Extreme volatility persisted last week, with stocks declining sharply as the number of coronavirus cases globally continued to rise.
The effects of social distancing have taken a significant toll on the global economy, hurt employment, and major central banks and governments around the world announced measures to support the economy.
European countries announced a combined $1 trillion in new fiscal spending and the U.S called for a $1.2 trillion stimulus plan. The Federal Reserve cut rates by a full 1%, returning its policy rate back near zero in addition to restarting its bond-buying program.
As of 12pm London time on Friday, UK equities had fallen 4.1%, with most of the pain being experienced within mid and small-cap companies, with the UK mid-cap index falling 11.7% versus 1.9% for large-cap companies. Japanese equities rose 1.7% as the Bank of Japan announced that it would double its purchases of Japanese equities through exchange-traded funds to 12 trillion Yen a year, equivalent to $112 billion.
US equities experienced their single largest day loss since the crash of October 1987. US equities were down 11.1%, however, in Sterling terms, US equities were down 5.5%, as the US dollar appreciated dramatically against most currencies amidst a dollar funding squeeze. European equities were down 1.6% over the week, although in Sterling terms, they have actually risen 0.4% as Sterling came under pressure against most major currencies this week.
The Japanese market was further boosted by rising expectations for fiscal support from the Japanese government. However, for Australian equities, exposed to financial and mining stocks, the market fell 13.1% over the week. Emerging markets dropped 14%, with China and Hong Kong remaining relatively defensive, falling 4.9% and 5.1% respectively. India fell 12.3% and Brazil lost 17.4%, with the latter being hit particularly badly from a further collapse in the oil price during the week.
It was also a difficult week for defensive assets, despite the Federal Reserve enacting an emergency interest rate cut of 1% on Sunday, taking rates to a range of 0% to 0.25%. The stress came from a US dollar squeeze, as demand spiked from countries and companies funded in dollars to keep themselves financed. This culminated in liquidity drying up, as investors increasingly turned to their most liquid assets as cash was required, leading to a selloff in government bonds and, once again, gold.
Yields, which move inversely to price, on 10-year US Treasuries rose to a peak of 1.26% on Thursday, having traded as low as 0.65% at the beginning of the week, whilst UK Gilts went from a yield of 0.40% to 1.01%, and German bunds swung from minus 0.58% to minus 0.15% over the same period. The government bond market started to behave more normally as the US Federal Reserve announced on Thursday that it would open up US dollar swap lines with more central banks globally.

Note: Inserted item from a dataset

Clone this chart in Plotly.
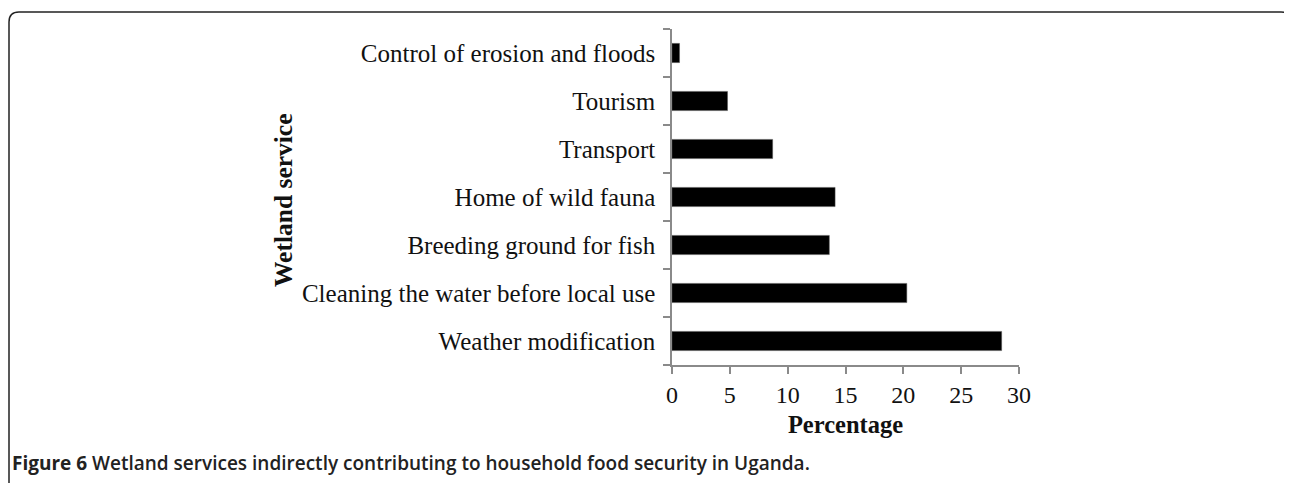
import plotly.graph_objects as go

categories = [
    "Weather modification",
    "Cleaning the water before local use",
    "Breeding ground for fish",
    "Home of wild fauna",
    "Transport",
    "Tourism",
    "Control of erosion and floods",
]
percentages = [28.5, 20.3, 13.6, 14.1, 8.7, 4.8, 0.65]
x_ticks = [0, 5, 10, 15, 20, 25, 30]

# page has an 8px body margin, so figure coords = page coords - 8
OFF = 8
W, H = 1292 - OFF, 483 - OFF
L, R, T, B = 672 - OFF, 1019 - OFF, 29 - OFF, 365 - OFF

fig = go.Figure()
fig.add_trace(go.Bar(
    x=percentages, y=categories, orientation="h",
    marker=dict(color="black", line=dict(color="#555", width=0.5)),
    width=0.4,
))

serif = "Liberation Serif, Times New Roman, serif"
fig.update_layout(
    width=W, height=H,
    margin=dict(l=L, r=W - R, t=T, b=H - B, pad=0),
    paper_bgcolor="white", plot_bgcolor="white",
    showlegend=False,
    font=dict(family=serif, color="#111", size=24),
    xaxis=dict(
        range=[0, 30], tickvals=x_ticks, ticktext=[str(v) for v in x_ticks],
        showgrid=False, zeroline=False,
        showline=True, linecolor="#8a8a8a", linewidth=1.5,
        ticks="outside", ticklen=7, tickcolor="#8a8a8a", tickwidth=1.5,
        tickfont=dict(family=serif, size=24, color="#111"),
        title=dict(text="<b>Percentage</b>", font=dict(family=serif, size=24.5, color="#111"), standoff=9),
    ),
    yaxis=dict(
        categoryorder="array", categoryarray=categories,
        showgrid=False, zeroline=False,
        showline=True, linecolor="#8a8a8a", linewidth=1.5,
        ticks="outside", ticklen=7, tickcolor="#8a8a8a", tickwidth=1.5,
        tickson="boundaries",
        ticklabelstandoff=10,
        tickfont=dict(family=serif, size=25, color="#111"),
    ),
)

def px(x):
    return (x - OFF - L) / (R - L)

def py(y):
    return (B - (y - OFF)) / (B - T)

# y-axis title as rotated annotation
fig.add_annotation(
    text="<b>Wetland service</b>", textangle=-90,
    xref="paper", yref="paper",
    x=px(283), y=py(200), xanchor="center", yanchor="middle",
    showarrow=False, font=dict(family=serif, size=25.5, color="#111"),
)

# caption
fig.add_annotation(
    text="<b>Figure 6</b> <span style='font-weight:600'>Wetland services indirectly contributing to household food security in Uganda.</span>",
    xref="paper", yref="paper",
    x=px(10), y=py(463),
    xanchor="left", yanchor="middle", showarrow=False,
    font=dict(family="Open Sans, sans-serif", size=19, color="#222"),
)

# rounded frame (top and left edges)
r = 10
x0, y0, x1, ybot = 9, 12, 1291, 483
path = (
    f"M {px(x0)},{py(ybot)} L {px(x0)},{py(y0 + r)} "
    f"Q {px(x0)},{py(y0)} {px(x0 + r)},{py(y0)} "
    f"L {px(x1 - r)},{py(y0)} Q {px(x1)},{py(y0)} {px(x1)},{py(y0 + r)}"
)
fig.add_shape(type="path", path=path, xref="paper", yref="paper",
              line=dict(color="#222", width=1.5))

fig.write_html("out.html")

This coincided with the Bank of England cutting interest rates to 0.1% and expanding its bond-buying programme by £200bn, and the European Central Bank announcing a plan to buy $750bn of bonds. This led to government bonds rallying, with 10-year yields on US Treasuries falling to 1.01% by Friday, with German Bunds trading at minus 0.28% and UK Gilts 0.58%. Similarly, the gold price fell from $1,560 an ounce on Monday, to $1,451 at its lowest point on the same day, before clawing back some of those losses during wild durations over the remainder of the week, and now currently trading at $1,507 an ounce.